_Task to carry out_
Gather every line holding the string "diagram".

_Dataset content_
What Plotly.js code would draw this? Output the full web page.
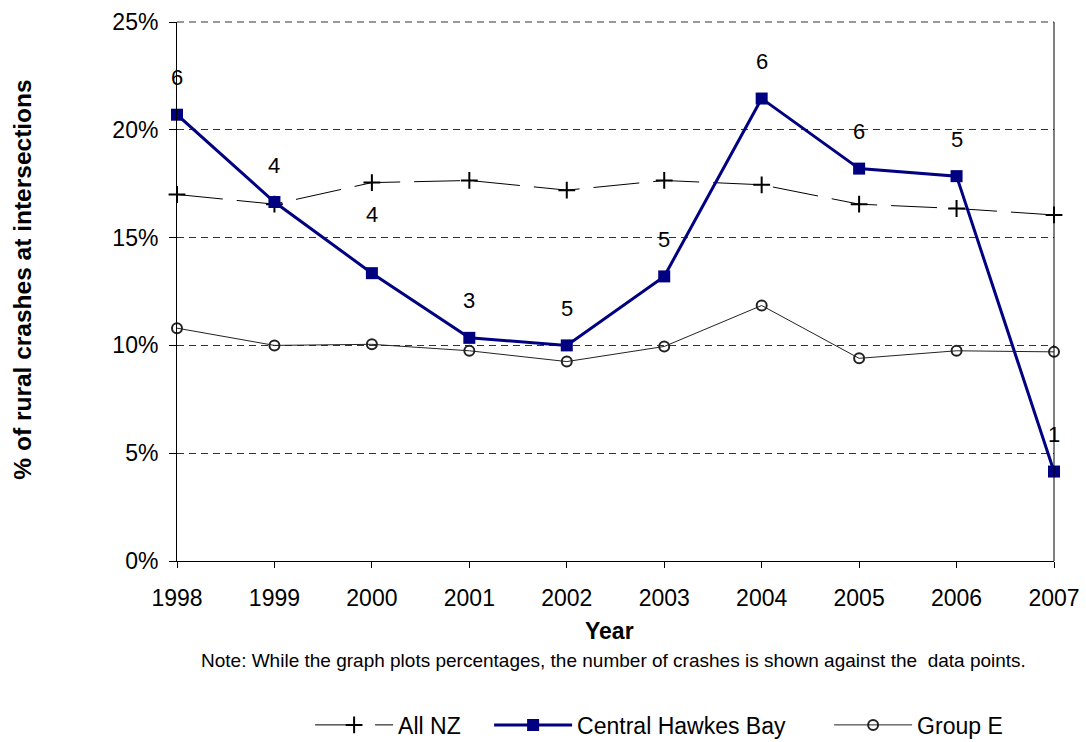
<!DOCTYPE html>
<html>
<head>
<meta charset="utf-8">
<script src="https://cdn.plot.ly/plotly-3.0.1.min.js"></script>
<style>html,body{margin:0;padding:0;background:#fff;}#chart{width:1086px;height:742px;}</style>
</head>
<body>
<div id="chart"></div>
<script>
const years = [1998, 1999, 2000, 2001, 2002, 2003, 2004, 2005, 2006, 2007];
const allNZ = [17.0, 16.55, 17.55, 17.65, 17.2, 17.65, 17.45, 16.55, 16.35, 16.05];
const centralHawkesBay = [20.7, 16.65, 13.35, 10.35, 10.0, 13.2, 21.45, 18.2, 17.85, 4.15];
const groupE = [10.8, 10.0, 10.05, 9.75, 9.25, 9.95, 11.85, 9.4, 9.75, 9.7];
const crashCounts = [6, 4, 4, 3, 5, 5, 6, 6, 5, 1];
const yTicks = [0, 5, 10, 15, 20, 25];
const yTickLabels = ['0%', '5%', '10%', '15%', '20%', '25%'];

const FONT = '"Liberation Sans", Arial, sans-serif';

const traces = [
  {
    x: years, y: allNZ, name: 'All NZ', type: 'scatter', mode: 'lines+markers',
    line: {color: '#000000', width: 1, dash: '46px,14px'},
    marker: {symbol: 'cross-thin-open', size: 12, line: {color: '#000000', width: 2}},
    cliponaxis: false, legendwidth: 86
  },
  {
    x: years, y: centralHawkesBay, name: 'Central Hawkes Bay', type: 'scatter', mode: 'lines+markers',
    line: {color: '#000080', width: 3},
    marker: {symbol: 'square', size: 12, color: '#000080'},
    cliponaxis: false, legendwidth: 247
  },
  {
    x: years, y: groupE, name: 'Group E', type: 'scatter', mode: 'lines+markers',
    line: {color: '#222222', width: 1},
    marker: {symbol: 'circle-open', size: 10, line: {color: '#444444', width: 2}},
    cliponaxis: false, legendwidth: 90
  }
];

const annotations = years.map((yr, i) => ({
  x: yr, y: centralHawkesBay[i], xref: 'x', yref: 'y',
  text: String(crashCounts[i]), showarrow: false,
  yshift: yr === 2000 ? 59 : 37,
  xanchor: 'center', yanchor: 'middle',
  font: {family: FONT, size: 22, color: '#000000'}
}));

annotations.push({
  xref: 'paper', yref: 'paper', x: -0.1756, y: 0.522,
  text: '<b>% of rural crashes at intersections</b>', textangle: -90, showarrow: false,
  xanchor: 'center', yanchor: 'middle',
  font: {family: FONT, size: 24.5, color: '#000000'}
});
annotations.push({
  xref: 'paper', yref: 'paper', x: 0.4926, y: -0.129,
  text: '<b>Year</b>', showarrow: false, xanchor: 'center', yanchor: 'middle',
  font: {family: FONT, size: 23, color: '#000000'}
});
annotations.push({
  xref: 'paper', yref: 'paper', x: 0.4977, y: -0.1855,
  text: 'Note: While the graph plots percentages, the number of crashes is shown against the  data points.',
  showarrow: false, xanchor: 'center', yanchor: 'middle',
  font: {family: FONT, size: 19, color: '#000000'}
});

const layout = {
  width: 1086, height: 742,
  margin: {l: 177, r: 32, t: 22, b: 181, pad: 0},
  paper_bgcolor: '#ffffff', plot_bgcolor: '#ffffff',
  font: {family: FONT, size: 23, color: '#000000'},
  showlegend: true,
  legend: {
    orientation: 'h', xref: 'paper', x: 0.552, xanchor: 'center',
    yref: 'container', y: 0.023, yanchor: 'middle',
    font: {family: FONT, size: 23, color: '#000000'},
    itemwidth: 78, traceorder: 'normal', bgcolor: 'rgba(0,0,0,0)'
  },
  xaxis: {
    range: [1998, 2007], tickmode: 'array', tickvals: years, ticktext: years.map(String),
    showline: true, linecolor: '#000000', linewidth: 1,
    ticks: 'outside', ticklen: 6, tickcolor: '#000000', tickwidth: 1,
    showgrid: false, zeroline: false, ticklabelstandoff: 10,
    tickfont: {family: FONT, size: 23, color: '#000000'}
  },
  yaxis: {
    range: [0, 25], tickmode: 'array', tickvals: yTicks, ticktext: yTickLabels,
    showline: true, linecolor: '#000000', linewidth: 1,
    ticks: 'outside', ticklen: 7, tickcolor: '#000000', tickwidth: 1,
    showgrid: true, gridcolor: '#333333', gridwidth: 1, griddash: '7px,5px',
    zeroline: false, ticklabelstandoff: 6,
    tickfont: {family: FONT, size: 23, color: '#000000'}
  },
  shapes: [
    {type: 'line', xref: 'paper', yref: 'paper', x0: 1, x1: 1, y0: 0, y1: 1,
     line: {color: '#000000', width: 1}},
    {type: 'line', xref: 'paper', yref: 'paper', x0: 0, x1: 1, y0: 1, y1: 1,
     line: {color: '#333333', width: 1, dash: '7px,5px'}}
  ],
  annotations: annotations
};

Plotly.newPlot('chart', traces, layout, {displayModeBar: false, staticPlot: true});
</script>
</body>
</html>
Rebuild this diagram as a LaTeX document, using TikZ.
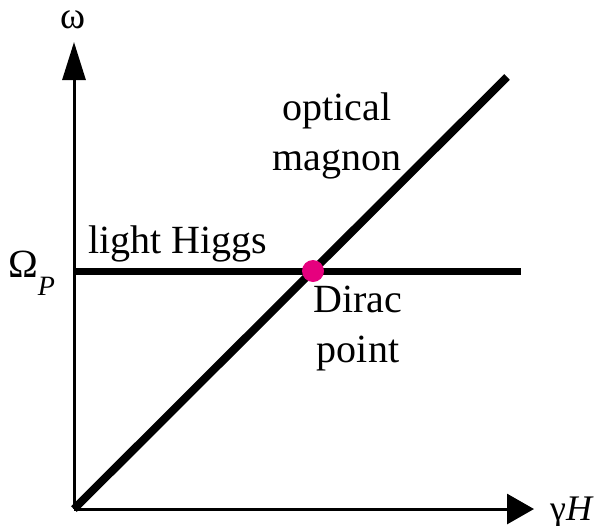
\documentclass[tikz,border=0pt]{standalone}
\usepackage{fontspec}
\setmainfont{Liberation Serif}
\usetikzlibrary{arrows.meta}
\definecolor{diracPink}{HTML}{E6007E}
\tikzset{label text/.style={inner sep=0pt, anchor=base}}

\begin{document}
\begin{tikzpicture}[x=1pt, y=-1pt, font=\fontsize{40}{50}\selectfont]
\useasboundingbox (0,0) rectangle (602,525);
\coordinate (O) at (74,509);
\coordinate (wtip) at (74,42);
\coordinate (htip) at (534,509);
\coordinate (hl) at (74,271);
\coordinate (hr) at (521,271);
\coordinate (mtop) at (507,77);
% axes
\draw[line width=3pt, -{Triangle[length=38pt,width=23pt]}] (O) -- (wtip);
\draw[line width=3pt, -{Triangle[length=27pt,width=30pt]}] (O) -- (htip);
\node[label text, font=\fontsize{38}{38}\selectfont, text height=17pt] (omega) at (73,28) {ω};
\node[label text, anchor=base west, font=\fontsize{36}{36}\selectfont] (gH) at (550,520) {γ\textit{H}};
% branches
\draw[line width=7pt] (hl) -- (hr);
\draw[line width=8pt] (O) -- (mtop);
\node[circle, fill=diracPink, minimum size=22pt, inner sep=0pt] (dirac) at (313,271) {};
\node[label text, anchor=base west] (OmP) at (8,277) {Ω\raisebox{-18pt}{\fontsize{28}{28}\selectfont\textit{P}}};
\node[label text, anchor=base west] (higgs) at (88,253) {light Higgs};
\node[label text, align=center] (magnon) at (337,170) {optical\\magnon};
\node[label text, align=center] (diracl) at (358,362) {Dirac\\point};
\end{tikzpicture}
\end{document}
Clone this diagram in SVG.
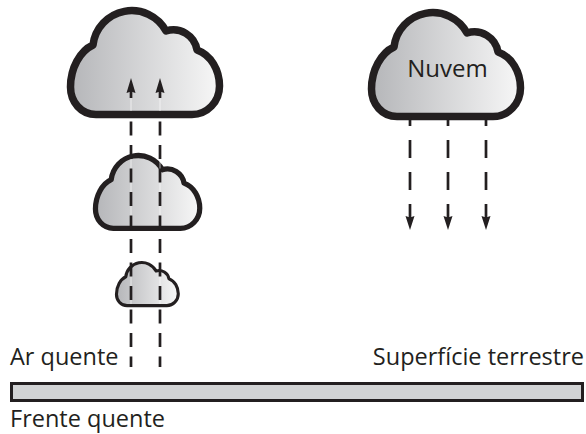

_Expected answer_
Rebuild this diagram as a LaTeX document, using TikZ.
Clone this diagram in SVG.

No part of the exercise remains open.